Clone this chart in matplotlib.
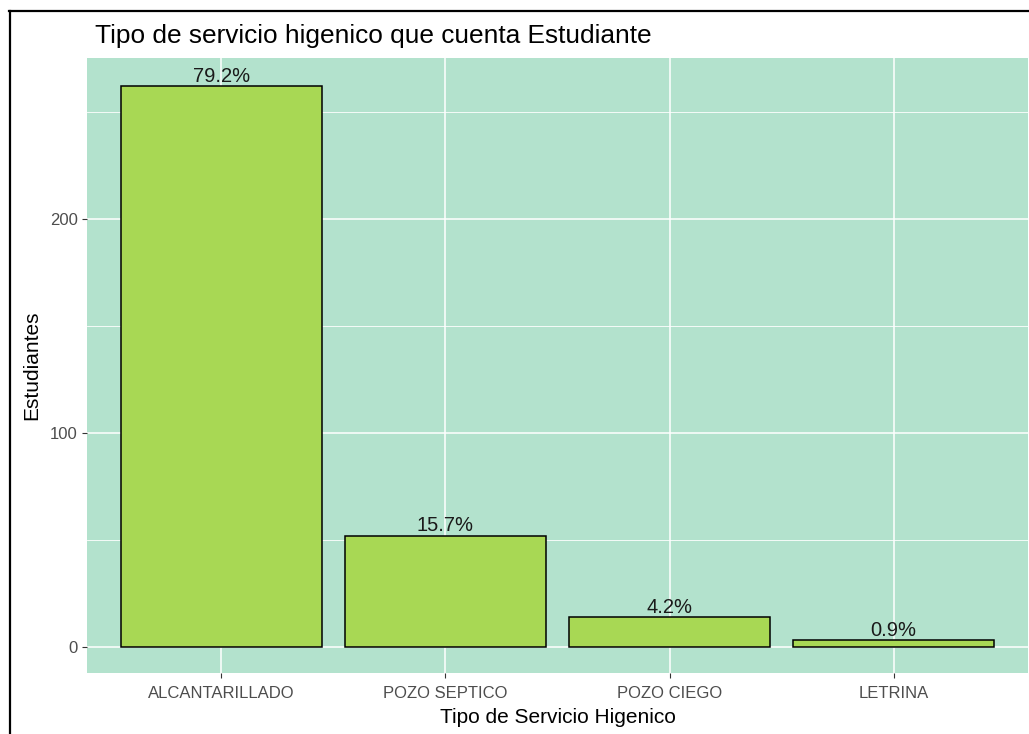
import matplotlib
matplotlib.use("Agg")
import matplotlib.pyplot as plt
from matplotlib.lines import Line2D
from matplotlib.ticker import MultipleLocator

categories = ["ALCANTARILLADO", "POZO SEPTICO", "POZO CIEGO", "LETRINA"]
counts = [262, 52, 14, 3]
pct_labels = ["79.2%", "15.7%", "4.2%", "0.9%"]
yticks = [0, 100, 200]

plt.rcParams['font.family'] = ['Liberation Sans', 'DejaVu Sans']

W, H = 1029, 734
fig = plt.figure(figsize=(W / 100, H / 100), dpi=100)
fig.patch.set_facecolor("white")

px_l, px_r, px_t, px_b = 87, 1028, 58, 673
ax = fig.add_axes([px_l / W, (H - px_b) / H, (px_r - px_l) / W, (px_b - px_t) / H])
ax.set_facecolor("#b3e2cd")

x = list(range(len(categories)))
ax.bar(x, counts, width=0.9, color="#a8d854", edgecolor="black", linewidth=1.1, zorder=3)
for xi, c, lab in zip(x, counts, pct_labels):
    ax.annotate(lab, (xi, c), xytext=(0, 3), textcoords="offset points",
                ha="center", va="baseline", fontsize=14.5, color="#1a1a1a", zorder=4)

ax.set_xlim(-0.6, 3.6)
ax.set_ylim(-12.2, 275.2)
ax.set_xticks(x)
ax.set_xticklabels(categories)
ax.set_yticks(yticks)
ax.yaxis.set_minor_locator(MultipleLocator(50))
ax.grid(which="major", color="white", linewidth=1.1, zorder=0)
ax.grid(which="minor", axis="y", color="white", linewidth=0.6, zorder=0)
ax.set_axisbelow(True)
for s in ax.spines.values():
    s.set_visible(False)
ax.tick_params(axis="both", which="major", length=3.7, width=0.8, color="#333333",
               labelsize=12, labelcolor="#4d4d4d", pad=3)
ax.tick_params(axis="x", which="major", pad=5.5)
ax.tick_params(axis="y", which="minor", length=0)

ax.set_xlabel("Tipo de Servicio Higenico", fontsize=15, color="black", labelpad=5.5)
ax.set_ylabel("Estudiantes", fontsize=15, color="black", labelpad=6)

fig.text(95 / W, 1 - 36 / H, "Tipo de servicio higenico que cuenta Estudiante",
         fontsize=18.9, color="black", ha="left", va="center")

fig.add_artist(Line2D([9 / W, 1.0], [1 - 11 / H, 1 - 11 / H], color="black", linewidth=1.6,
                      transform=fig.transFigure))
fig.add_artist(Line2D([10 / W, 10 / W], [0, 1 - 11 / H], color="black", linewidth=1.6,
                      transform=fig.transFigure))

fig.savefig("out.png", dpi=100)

::::::::::

WORK TO DO => In this exercise, set down all of the data exactly, without the pictures.

EXERCISE RESULT =>
Clone this chart in matplotlib.
import matplotlib
matplotlib.use("Agg")
import matplotlib.pyplot as plt
from matplotlib.lines import Line2D
from matplotlib.ticker import MultipleLocator

categories = ["ALCANTARILLADO", "POZO SEPTICO", "POZO CIEGO", "LETRINA"]
counts = [262, 52, 14, 3]
pct_labels = ["79.2%", "15.7%", "4.2%", "0.9%"]
yticks = [0, 100, 200]

plt.rcParams['font.family'] = ['Liberation Sans', 'DejaVu Sans']

W, H = 1029, 734
fig = plt.figure(figsize=(W / 100, H / 100), dpi=100)
fig.patch.set_facecolor("white")

px_l, px_r, px_t, px_b = 87, 1028, 58, 673
ax = fig.add_axes([px_l / W, (H - px_b) / H, (px_r - px_l) / W, (px_b - px_t) / H])
ax.set_facecolor("#b3e2cd")

x = list(range(len(categories)))
ax.bar(x, counts, width=0.9, color="#a8d854", edgecolor="black", linewidth=1.1, zorder=3)
for xi, c, lab in zip(x, counts, pct_labels):
    ax.annotate(lab, (xi, c), xytext=(0, 3), textcoords="offset points",
                ha="center", va="baseline", fontsize=14.5, color="#1a1a1a", zorder=4)

ax.set_xlim(-0.6, 3.6)
ax.set_ylim(-12.2, 275.2)
ax.set_xticks(x)
ax.set_xticklabels(categories)
ax.set_yticks(yticks)
ax.yaxis.set_minor_locator(MultipleLocator(50))
ax.grid(which="major", color="white", linewidth=1.1, zorder=0)
ax.grid(which="minor", axis="y", color="white", linewidth=0.6, zorder=0)
ax.set_axisbelow(True)
for s in ax.spines.values():
    s.set_visible(False)
ax.tick_params(axis="both", which="major", length=3.7, width=0.8, color="#333333",
               labelsize=12, labelcolor="#4d4d4d", pad=3)
ax.tick_params(axis="x", which="major", pad=5.5)
ax.tick_params(axis="y", which="minor", length=0)

ax.set_xlabel("Tipo de Servicio Higenico", fontsize=15, color="black", labelpad=5.5)
ax.set_ylabel("Estudiantes", fontsize=15, color="black", labelpad=6)

fig.text(95 / W, 1 - 36 / H, "Tipo de servicio higenico que cuenta Estudiante",
         fontsize=18.9, color="black", ha="left", va="center")

fig.add_artist(Line2D([9 / W, 1.0], [1 - 11 / H, 1 - 11 / H], color="black", linewidth=1.6,
                      transform=fig.transFigure))
fig.add_artist(Line2D([10 / W, 10 / W], [0, 1 - 11 / H], color="black", linewidth=1.6,
                      transform=fig.transFigure))

fig.savefig("out.png", dpi=100)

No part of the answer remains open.